My colleague David Majure, MD, MPH has commented to me about an equally insidious but perhaps more nefarious practice that he noticed may be occuring while attending this year's meeting of the American College of Cardiology (ACC). There, "investigtors" and corporate cronies are free to present massive amounts of non-peer reviewed data in the form of abstracts and presentations, much of which data will not and should not withstand peer review or which will be relegated to the obscurity of low-tier journals (where it likely belongs). But eager audience members, lulled by the presumed credibility of data presented at a national meeting of [company paid] experts will likely never see the data in peer-reviewed form, and instead will carry away the messages as delivered. "Drug XYZ was found to do 1-2-3 to [surrogate endpoint/off-label indication] ABC." By sheer force of repetition alone, these abstracts and presentations serve to increase product recognition, and, almost certainly, prescriptions. Whether the impact of the data presented is meaningful or not need not be considered, and probably cannot be considered without seeing the data in printed form - and this is just fine - for sales that is.

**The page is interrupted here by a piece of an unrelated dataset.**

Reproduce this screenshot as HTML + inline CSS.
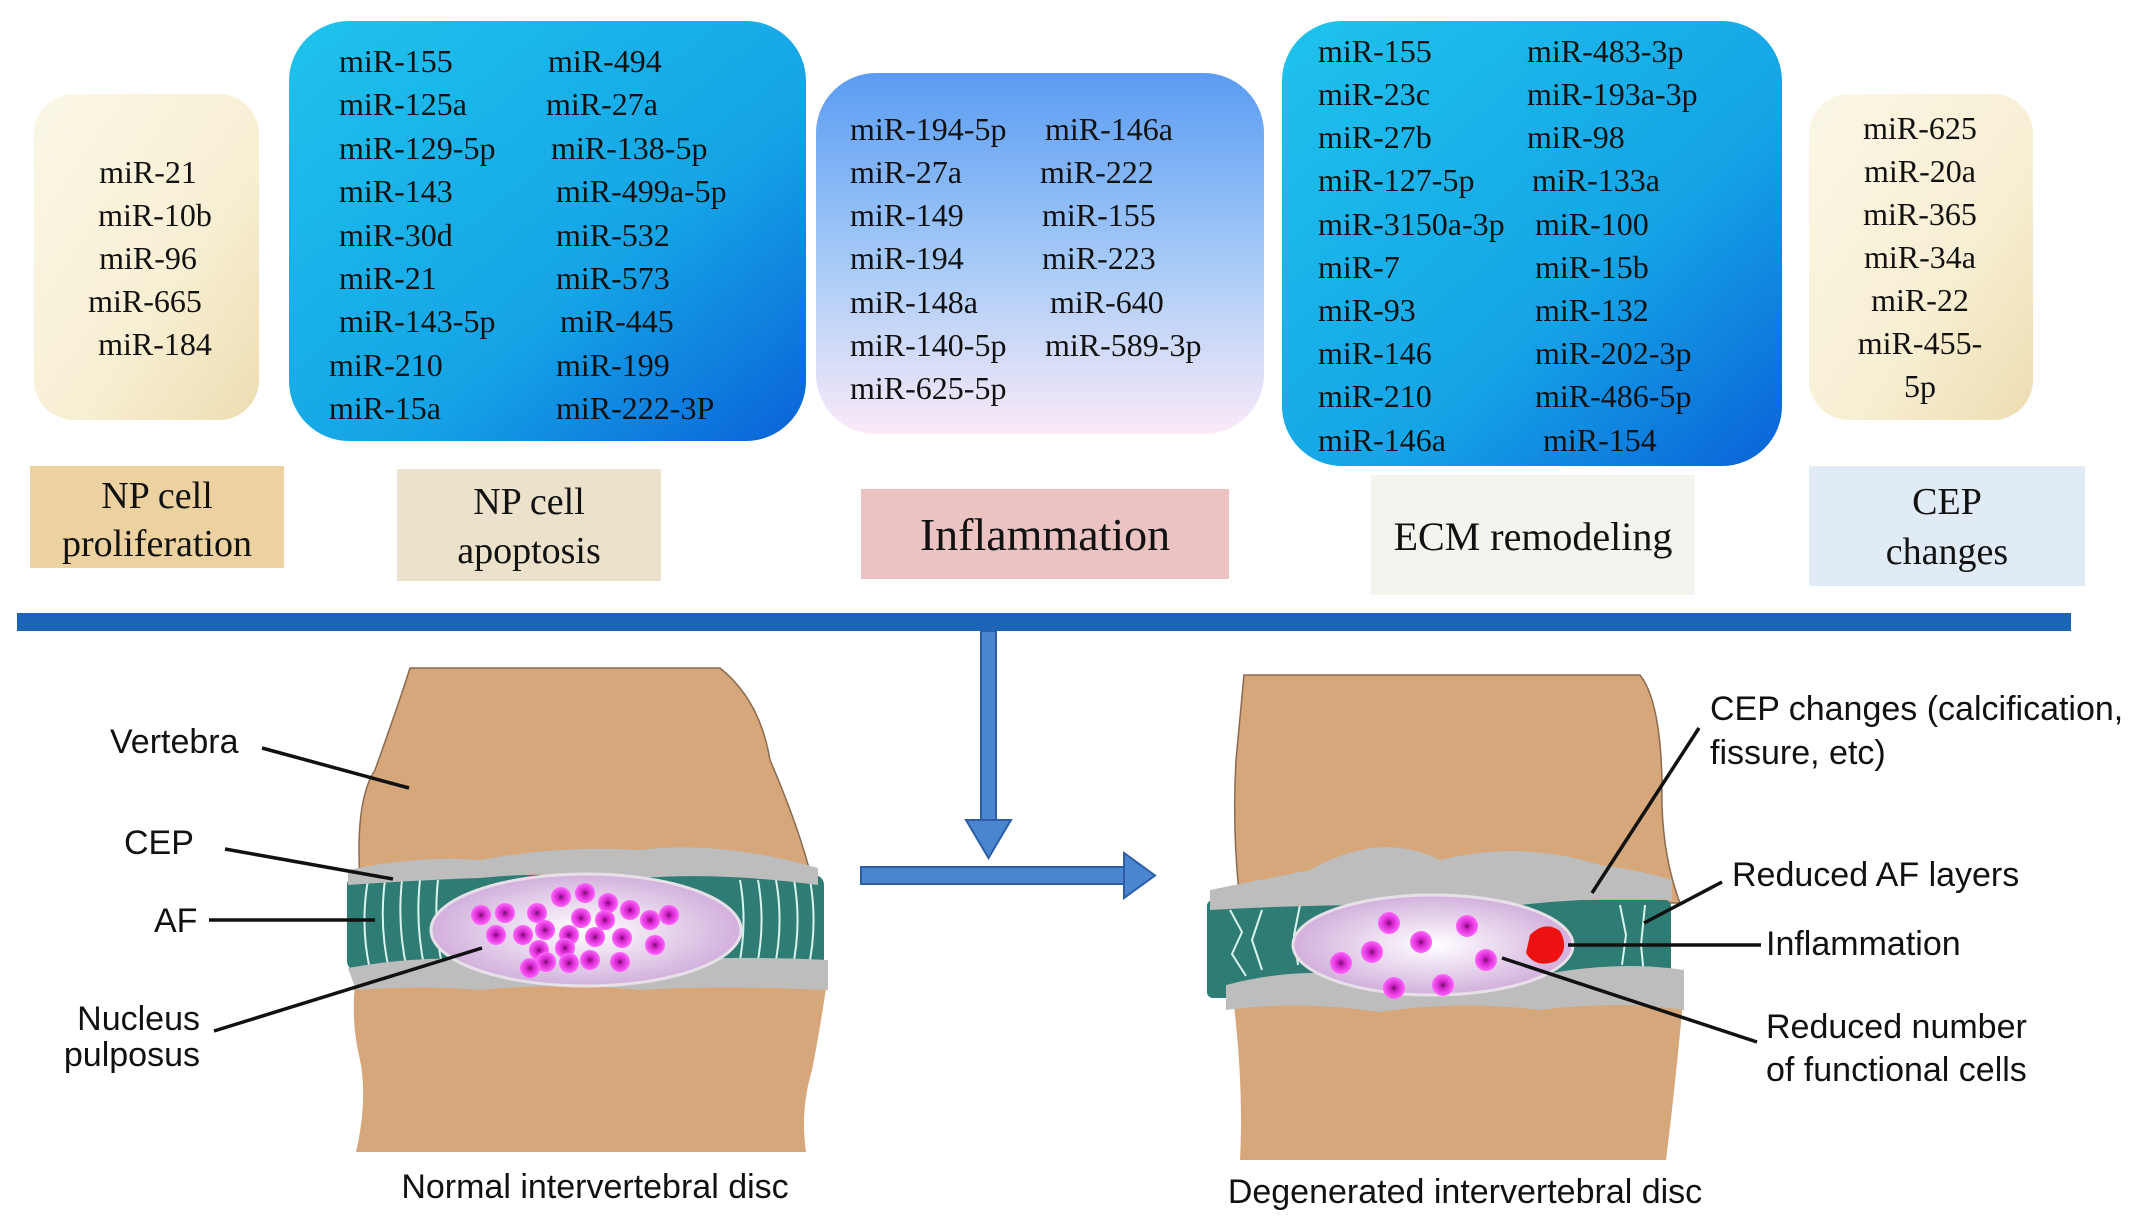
<!DOCTYPE html>
<html><head><meta charset="utf-8"><style>
html,body{margin:0;padding:0;background:#fff;width:2150px;height:1225px;overflow:hidden}
svg{display:block}
.m{font-family:"Liberation Serif",serif;font-size:32px;fill:#111}
.s{font-family:"Liberation Sans",sans-serif;font-size:34px;fill:#111}
.l{font-family:"Liberation Serif",serif;font-size:38px;fill:#111}
</style></head><body>
<svg width="2150" height="1225" viewBox="0 0 2150 1225" xmlns="http://www.w3.org/2000/svg">
<defs>
<linearGradient id="cream" x1="0" y1="0" x2="1" y2="1"><stop offset="0" stop-color="#fbf7e6"/><stop offset="0.6" stop-color="#f7efd3"/><stop offset="1" stop-color="#eddcb0"/></linearGradient>
<linearGradient id="blue" x1="0" y1="0" x2="1" y2="1"><stop offset="0" stop-color="#1fc3ec"/><stop offset="0.6" stop-color="#15a4e6"/><stop offset="1" stop-color="#0a62d8"/></linearGradient>
<linearGradient id="infl" x1="0" y1="0" x2="0" y2="1"><stop offset="0" stop-color="#5a9cf2"/><stop offset="0.55" stop-color="#a9ccf7"/><stop offset="1" stop-color="#fbeaf8"/></linearGradient>
<radialGradient id="np" cx="0.5" cy="0.5" r="0.5"><stop offset="0" stop-color="#ffffff"/><stop offset="1" stop-color="#d2b0dc"/></radialGradient>
<radialGradient id="cell"><stop offset="0" stop-color="#6a0f60"/><stop offset="0.3" stop-color="#d020c8"/><stop offset="1" stop-color="#ff66ff"/></radialGradient>
</defs>

<rect x="34" y="94" width="225" height="326" rx="40" fill="url(#cream)"/>
<rect x="289" y="21" width="517" height="420" rx="60" fill="url(#blue)"/>
<rect x="816" y="73" width="448" height="361" rx="60" fill="url(#infl)"/>
<rect x="1282" y="21" width="500" height="445" rx="60" fill="url(#blue)"/>
<rect x="1809" y="94" width="224" height="326" rx="40" fill="url(#cream)"/>

<g class="m" text-anchor="middle">
<text x="148" y="183">miR-21</text><text x="155" y="226">miR-10b</text><text x="148" y="269">miR-96</text><text x="145" y="312">miR-665</text><text x="155" y="355">miR-184</text>
<text x="1920" y="139">miR-625</text><text x="1920" y="182">miR-20a</text><text x="1920" y="225">miR-365</text><text x="1920" y="268">miR-34a</text><text x="1920" y="311">miR-22</text><text x="1920" y="354">miR-455-</text><text x="1920" y="397">5p</text>
</g>
<g class="m">
<text x="339" y="72">miR-155</text><text x="548" y="72">miR-494</text>
<text x="339" y="115">miR-125a</text><text x="546" y="115">miR-27a</text>
<text x="339" y="159">miR-129-5p</text><text x="551" y="159">miR-138-5p</text>
<text x="339" y="202">miR-143</text><text x="556" y="202">miR-499a-5p</text>
<text x="339" y="246">miR-30d</text><text x="556" y="246">miR-532</text>
<text x="339" y="289">miR-21</text><text x="556" y="289">miR-573</text>
<text x="339" y="332">miR-143-5p</text><text x="560" y="332">miR-445</text>
<text x="329" y="376">miR-210</text><text x="556" y="376">miR-199</text>
<text x="329" y="419">miR-15a</text><text x="556" y="419">miR-222-3P</text>

<text x="850" y="140">miR-194-5p</text><text x="1045" y="140">miR-146a</text>
<text x="850" y="183">miR-27a</text><text x="1040" y="183">miR-222</text>
<text x="850" y="226">miR-149</text><text x="1042" y="226">miR-155</text>
<text x="850" y="269">miR-194</text><text x="1042" y="269">miR-223</text>
<text x="850" y="313">miR-148a</text><text x="1050" y="313">miR-640</text>
<text x="850" y="356">miR-140-5p</text><text x="1045" y="356">miR-589-3p</text>
<text x="850" y="399">miR-625-5p</text>

<text x="1318" y="62">miR-155</text><text x="1527" y="62">miR-483-3p</text>
<text x="1318" y="105">miR-23c</text><text x="1527" y="105">miR-193a-3p</text>
<text x="1318" y="148">miR-27b</text><text x="1527" y="148">miR-98</text>
<text x="1318" y="191">miR-127-5p</text><text x="1532" y="191">miR-133a</text>
<text x="1318" y="235">miR-3150a-3p</text><text x="1535" y="235">miR-100</text>
<text x="1318" y="278">miR-7</text><text x="1535" y="278">miR-15b</text>
<text x="1318" y="321">miR-93</text><text x="1535" y="321">miR-132</text>
<text x="1318" y="364">miR-146</text><text x="1535" y="364">miR-202-3p</text>
<text x="1318" y="407">miR-210</text><text x="1535" y="407">miR-486-5p</text>
<text x="1318" y="451">miR-146a</text><text x="1543" y="451">miR-154</text>
</g>

<rect x="30" y="466" width="254" height="102" fill="#ecd2a0"/>
<rect x="397" y="469" width="264" height="112" fill="#ece2cc"/>
<rect x="861" y="489" width="368" height="90" fill="#ecc3c3"/>
<rect x="1371" y="475" width="324" height="120" fill="#f5f3ee"/>
<rect x="1809" y="466" width="276" height="120" fill="#e0ebf6"/>
<g class="l" text-anchor="middle">
<text x="157" y="508">NP cell</text><text x="157" y="556">proliferation</text>
<text x="529" y="514">NP cell</text><text x="529" y="563">apoptosis</text>
<text x="1045" y="550" font-size="46">Inflammation</text>
<text x="1533" y="550" font-size="40">ECM remodeling</text>
<text x="1947" y="514">CEP</text><text x="1947" y="564">changes</text>
</g>

<rect x="17" y="613" width="2054" height="18" fill="#1c64b8"/>
<rect x="981" y="631" width="15" height="192" fill="#4a86d0" stroke="#2c5ea8" stroke-width="2"/>
<polygon points="966,820 1011,820 988.5,858" fill="#4a86d0" stroke="#2c5ea8" stroke-width="2"/>
<rect x="861" y="867" width="265" height="17" fill="#4a86d0" stroke="#2c5ea8" stroke-width="2"/>
<polygon points="1124,853 1124,898 1155,875.5" fill="#4a86d0" stroke="#2c5ea8" stroke-width="2"/>

<!-- left disc -->
<path d="M410,668 L720,668 Q760,700 770,760 Q800,830 812,880 L360,880 Q355,800 375,770 Q400,700 410,668Z" fill="#d5a77a" stroke="#8b6a50" stroke-width="1.5"/>
<path d="M356,975 L828,975 Q820,1030 812,1070 Q800,1110 806,1152 L356,1152 Q368,1100 360,1060 Q350,1020 356,975Z" fill="#d5a77a"/>
<rect x="347" y="875" width="477" height="96" rx="10" fill="#2e7c74"/>
<g stroke="#d8f4ef" stroke-width="2" fill="none">
<path d="M368,880 q-8,45 2,90"/><path d="M385,880 q-6,45 4,90"/><path d="M402,880 q-5,45 5,90"/><path d="M420,880 q-5,45 5,90"/><path d="M438,880 q-5,45 5,90"/>
<path d="M740,880 q8,45 -2,90"/><path d="M758,880 q8,45 -2,90"/><path d="M776,880 q8,45 -2,90"/><path d="M794,880 q8,45 -2,90"/><path d="M810,880 q8,45 -2,90"/>
</g>
<path d="M348,870 Q420,855 480,860 Q560,845 640,850 Q720,840 818,868 L818,885 Q720,872 640,878 Q560,870 480,878 Q420,880 348,885Z" fill="#bdbdbd"/>
<path d="M348,968 Q420,955 480,960 Q560,955 640,962 Q720,955 828,960 L828,990 Q720,985 640,990 Q560,982 480,990 Q420,985 356,990Z" fill="#bdbdbd"/>
<ellipse cx="586" cy="930" rx="155" ry="56" fill="url(#np)" stroke="#e8e0e8" stroke-width="3"/>
<g fill="url(#cell)">
<circle cx="561" cy="897" r="10"/><circle cx="585" cy="893" r="10"/><circle cx="608" cy="903" r="10"/><circle cx="537" cy="913" r="10"/><circle cx="581" cy="918" r="10"/><circle cx="605" cy="920" r="10"/><circle cx="630" cy="910" r="10"/><circle cx="650" cy="920" r="10"/><circle cx="669" cy="915" r="10"/>
<circle cx="481" cy="915" r="10"/><circle cx="505" cy="913" r="10"/><circle cx="496" cy="935" r="10"/><circle cx="523" cy="935" r="10"/><circle cx="545" cy="930" r="10"/><circle cx="569" cy="935" r="10"/><circle cx="595" cy="937" r="10"/><circle cx="622" cy="938" r="10"/><circle cx="655" cy="945" r="10"/>
<circle cx="539" cy="950" r="10"/><circle cx="565" cy="948" r="10"/><circle cx="546" cy="962" r="10"/><circle cx="569" cy="963" r="10"/><circle cx="590" cy="960" r="10"/><circle cx="530" cy="968" r="10"/><circle cx="620" cy="962" r="10"/>
</g>
<g stroke="#111" stroke-width="3.5">
<line x1="262" y1="748" x2="409" y2="788"/><line x1="225" y1="849" x2="393" y2="879"/><line x1="209" y1="920" x2="375" y2="920"/><line x1="214" y1="1031" x2="482" y2="948"/>
</g>
<g class="s">
<text x="110" y="753">Vertebra</text><text x="124" y="854">CEP</text><text x="154" y="932">AF</text>
<text x="200" y="1030" text-anchor="end">Nucleus</text><text x="200" y="1066" text-anchor="end">pulposus</text>
<text x="595" y="1198" text-anchor="middle">Normal intervertebral disc</text>
</g>

<!-- right disc -->
<path d="M1244,675 L1640,675 Q1660,700 1662,780 Q1660,850 1680,903 L1240,903 Q1232,830 1236,760Z" fill="#d5a77a" stroke="#8b6a50" stroke-width="1.5"/>
<path d="M1232,990 L1684,990 Q1676,1080 1666,1160 L1240,1160 Q1244,1080 1232,990Z" fill="#d5a77a"/>
<rect x="1207" y="900" width="464" height="98" rx="6" fill="#2e7c74"/>
<g stroke="#d8f4ef" stroke-width="2" fill="none">
<path d="M1230,910 l12,22 l-10,22 l14,22"/><path d="M1262,910 l-10,30 l10,30"/><path d="M1300,905 l-6,30 l4,30"/><path d="M1620,905 l6,30 l-4,30"/><path d="M1645,905 l-4,40 l4,40"/>
</g>
<path d="M1210,890 Q1260,880 1310,870 Q1380,830 1440,860 Q1520,840 1600,865 Q1640,870 1672,880 L1672,900 Q1600,896 1520,905 Q1440,895 1380,905 Q1300,905 1210,910Z" fill="#bdbdbd"/>
<path d="M1226,985 Q1300,965 1380,978 Q1460,990 1540,975 Q1620,960 1684,970 L1684,1010 Q1620,1000 1540,1010 Q1460,1000 1380,1012 Q1300,1000 1226,1010Z" fill="#bdbdbd"/>
<ellipse cx="1433" cy="945" rx="140" ry="50" fill="url(#np)" stroke="#e8e0e8" stroke-width="3"/>
<g fill="url(#cell)">
<circle cx="1389" cy="923" r="11"/><circle cx="1467" cy="926" r="11"/><circle cx="1372" cy="952" r="11"/><circle cx="1421" cy="942" r="11"/><circle cx="1341" cy="963" r="11"/><circle cx="1394" cy="988" r="11"/><circle cx="1443" cy="985" r="11"/><circle cx="1486" cy="960" r="11"/>
</g>
<path d="M1530,935 q15,-15 30,-4 q10,18 -4,30 q-20,8 -30,-8Z" fill="#ee1111"/>
<g stroke="#111" stroke-width="3.5">
<line x1="1699" y1="728" x2="1592" y2="893"/><line x1="1722" y1="882" x2="1644" y2="923"/><line x1="1761" y1="945" x2="1568" y2="945"/><line x1="1757" y1="1042" x2="1502" y2="958"/>
</g>
<g class="s">
<text x="1710" y="720">CEP changes (calcification,</text><text x="1710" y="764">fissure, etc)</text>
<text x="1732" y="886">Reduced AF layers</text>
<text x="1766" y="955">Inflammation</text>
<text x="1766" y="1038">Reduced number</text><text x="1766" y="1081">of functional cells</text>
<text x="1465" y="1203" text-anchor="middle">Degenerated intervertebral disc</text>
</g>
</svg>
</body></html>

(Added 6/11/2008: this pre-publication changing of practice patterns has been described before - see http://jama.ama-assn.org/cgi/content/abstract/284/22/2886 .)

The novel mechanism of action of this agent and the scientific validity of the AVOID trial notwithstanding, the editorialship of the NEJM and the medical community should realize that science and the profit motive are inextricably interwoven when companies study these branded agents. The full page advertisement on the back cover of this week's NEJM was just too much for me.